Wit Studio is rumored to finish up with the series after this season, which if true, is a shame since they have delivered one of the best anime series in both story and visually. Araki’s directing is impeccable, the production team really made a lot of moments a lot more grandiose compared to the manga (well for me anyway), the cinematography and animation were absolutely crazy—check Levi vs the Beast Titan for one of many examples. Shot composition is stunningly gorgeous. The color palette reflected the bleakness of the world and the characters will to survive—moments of darkness, moments of vigorous energy, and splashes of blood. The CGI really started to become an issue when the Colossal Titan started going “in-and-out” between CGI and 2D which is probably the only fault in terms of consistency. Voice acting is superb, notably Daisuke Oto’s Erwin Smith in the scene where he delivers a bone-chilling and earth-moving speech. Lastly, Hiroyuki Sawano delivers once again with his masterful soundtrack that always hit their cues perfectly.

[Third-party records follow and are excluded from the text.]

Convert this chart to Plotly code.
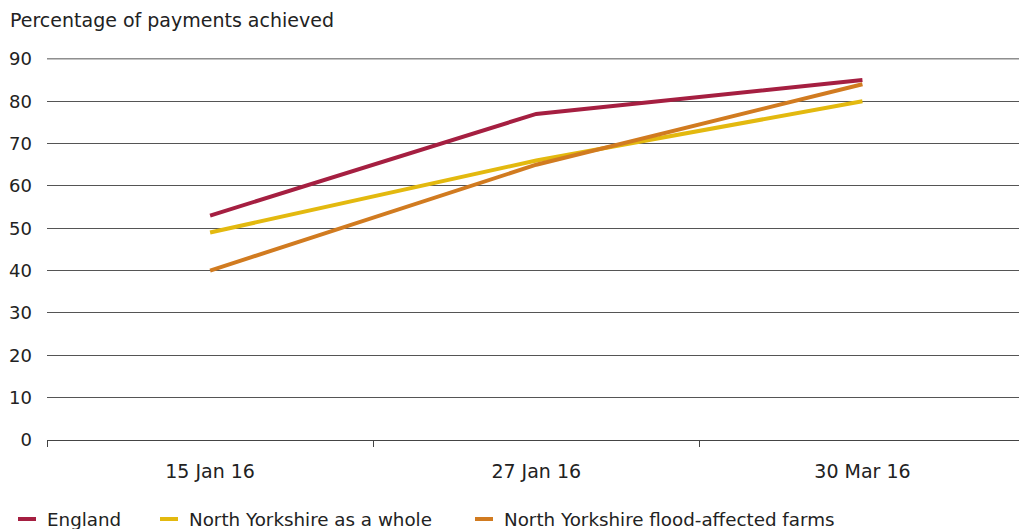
import plotly.graph_objects as go

# Payment progress data
dates = ["15 Jan 16", "27 Jan 16", "30 Mar 16"]
england = [53, 77, 85]
ny_whole = [49, 66, 80]
ny_flood = [40, 65, 84]

series_names = ["England", "North Yorkshire as a whole", "North Yorkshire flood-affected farms"]
series_colors = ["#a51f41", "#e3b90f", "#d17b20"]
y_ticks = [0, 10, 20, 30, 40, 50, 60, 70, 80, 90]

FONT = "DejaVu Sans, Liberation Sans, sans-serif"
TXT = "#222222"
GRID = "#555555"

TOP, BOTTOM, LEFT, PW = 58, 440, 47, 972
PH = BOTTOM - TOP


def px_y(py):
    return (BOTTOM - py) / PH


def px_x(px):
    return (px - LEFT) / PW


fig = go.Figure()
for name, vals, col in zip(series_names, [england, ny_whole, ny_flood], series_colors):
    fig.add_trace(go.Scatter(
        x=dates, y=vals, name=name, mode="lines",
        line=dict(color=col, width=4),
        showlegend=False,
    ))

# Top gridline sits on the plot edge, so draw it explicitly
fig.add_hline(y=y_ticks[-1], line=dict(color=GRID, width=1), layer="below")

# Legend drawn as short line keys with labels underneath the axis
legend_x = [18, 160, 475]
for name, col, lx in zip(series_names, series_colors, legend_x):
    fig.add_shape(type="line", xref="paper", yref="paper",
                  x0=px_x(lx), x1=px_x(lx + 18),
                  y0=px_y(519), y1=px_y(519),
                  line=dict(color=col, width=4))
    fig.add_annotation(text=name, xref="paper", yref="paper",
                       x=px_x(lx + 27), y=px_y(519),
                       xanchor="left", yanchor="middle", showarrow=False,
                       font=dict(family=FONT, size=18.3, color=TXT))

fig.add_annotation(text="Percentage of payments achieved", xref="paper", yref="paper",
                   x=px_x(8), y=px_y(20), xanchor="left", yanchor="middle",
                   showarrow=False, font=dict(family=FONT, size=19, color=TXT))

fig.update_layout(
    width=1019, height=529,
    margin=dict(l=LEFT, r=0, t=TOP, b=529 - BOTTOM),
    paper_bgcolor="white", plot_bgcolor="white",
    font=dict(family=FONT, size=18, color=TXT),
    xaxis=dict(
        type="category", range=[-0.5, 2.48],
        showgrid=False, showline=True, linecolor="#444444", linewidth=1,
        ticks="outside", tickson="boundaries", ticklen=6, tickcolor="#444444",
        ticklabelstandoff=14, zeroline=False,
        tickfont=dict(size=19),
    ),
    yaxis=dict(
        range=[0, 90.2], tickvals=y_ticks, showgrid=True, gridcolor=GRID,
        gridwidth=1, zeroline=False, showline=False, ticks="",
        ticklabelstandoff=14, tickfont=dict(size=18),
    ),
)

fig.write_html("out.html")
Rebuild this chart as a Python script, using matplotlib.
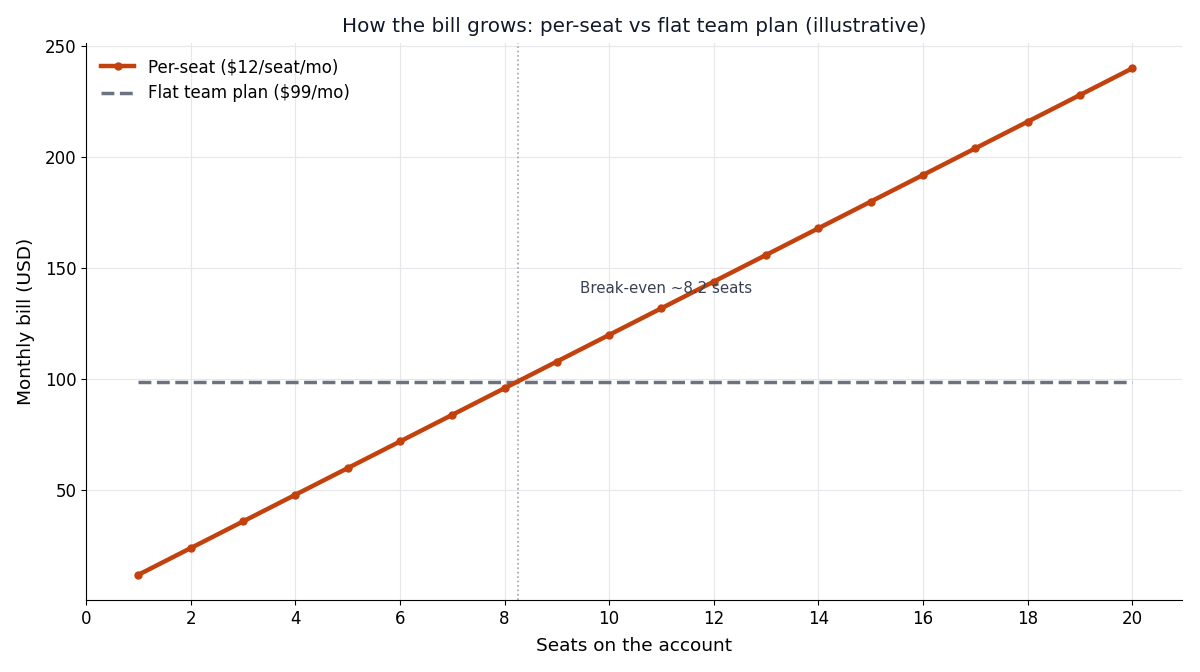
import numpy as np
import matplotlib
matplotlib.use("Agg")
import matplotlib.pyplot as plt

seats = [1, 2, 3, 4, 5, 6, 7, 8, 9, 10, 11, 12, 13, 14, 15, 16, 17, 18, 19, 20]
per_seat_bill = [12, 24, 36, 48, 60, 72, 84, 96, 108, 120,
                 132, 144, 156, 168, 180, 192, 204, 216, 228, 240]
flat_bill = [99] * len(seats)
break_even = 8.25
break_even_label = "Break-even ~8.2 seats"

fig, ax = plt.subplots(figsize=(12, 6.72), dpi=100)

ax.plot(seats, per_seat_bill, color="#c2410c", lw=3.2, marker="o", ms=5,
        label="Per-seat ($12/seat/mo)", zorder=3)
ax.plot(seats, flat_bill, color="#6b7280", lw=2.5, ls="--",
        label="Flat team plan ($99/mo)", zorder=2)
ax.axvline(break_even, color="#9ca3af", lw=1.2, ls=":", zorder=1)
ax.text(break_even + 1.2, 141, break_even_label, color="#374151",
        fontsize=10.8, ha="left", va="center")

ax.set_xlim(left=0)
ax.set_xticks(range(0, 21, 2))
ax.set_yticks([50, 100, 150, 200, 250])
ax.tick_params(labelsize=12)
ax.grid(True, color="#e5e7eb", lw=0.8)
ax.set_axisbelow(True)
for s in ("top", "right"):
    ax.spines[s].set_visible(False)

ax.set_xlabel("Seats on the account", fontsize=13.3, labelpad=6.5)
ax.set_ylabel("Monthly bill (USD)", fontsize=13.3, labelpad=7)
ax.set_title("How the bill grows: per-seat vs flat team plan (illustrative)",
             fontsize=14.4, color="#111827", pad=8)
ax.legend(loc="upper left", frameon=False, fontsize=12)

fig.subplots_adjust(left=0.0717, right=0.985, top=0.936, bottom=0.107)
fig.savefig("out.png", dpi=100)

Once more, the answers that we get out of these episodes, especially the secrets that Grisha left for Eren in the basement are all extremely satisfying. Attack on Titan knows how to properly balance its emotion and plotting. It’s a tall task to fill in hundreds of years of backstory while also playing around with a cast of characters that’s almost entirely new, but this is something that Isayama makes look all too easy. Without spoiling with details, we get information about the world outside the walls, the history of the Titans, and the real history of the world inside the walls. It is the perfect mix of emotional catharsis and suspenseful action. The regular themes of freedom, regret, and generational fate are present here as Shiganshina District gets torn to shreds. It helps to see the show connect this story's beats to deeper topics so this is as much of a philosophical battle as it is a physical one. It closes the book on a number of long-running conflicts but also throws a whole lot more into the fire. While many cards are revealed, Isayama is still holding on to some trump cards.

The hype is real right now, with the announcement of the Final season for Fall 2020. It is going to be interesting how Isayama wraps things up and how it will be adapted. This season of Attack on Titan was like no other, especially the second cour. I like to think of it as an invitation. An invitation to witness greatness. An invitation to witness the extraordinary. And it was an invitation to witness one of the absolute best of what the anime industry has to offer. And I would like to extend this invitation to each and every one of my fellow viewers of anime, to pick up this series. It is one of a very select few that is near masterful in all categories. One of the select few that leaves you absolutely mesmerized by its sheer brilliance. And one of the select few that rewards you for your patience. Will you accept my invitation?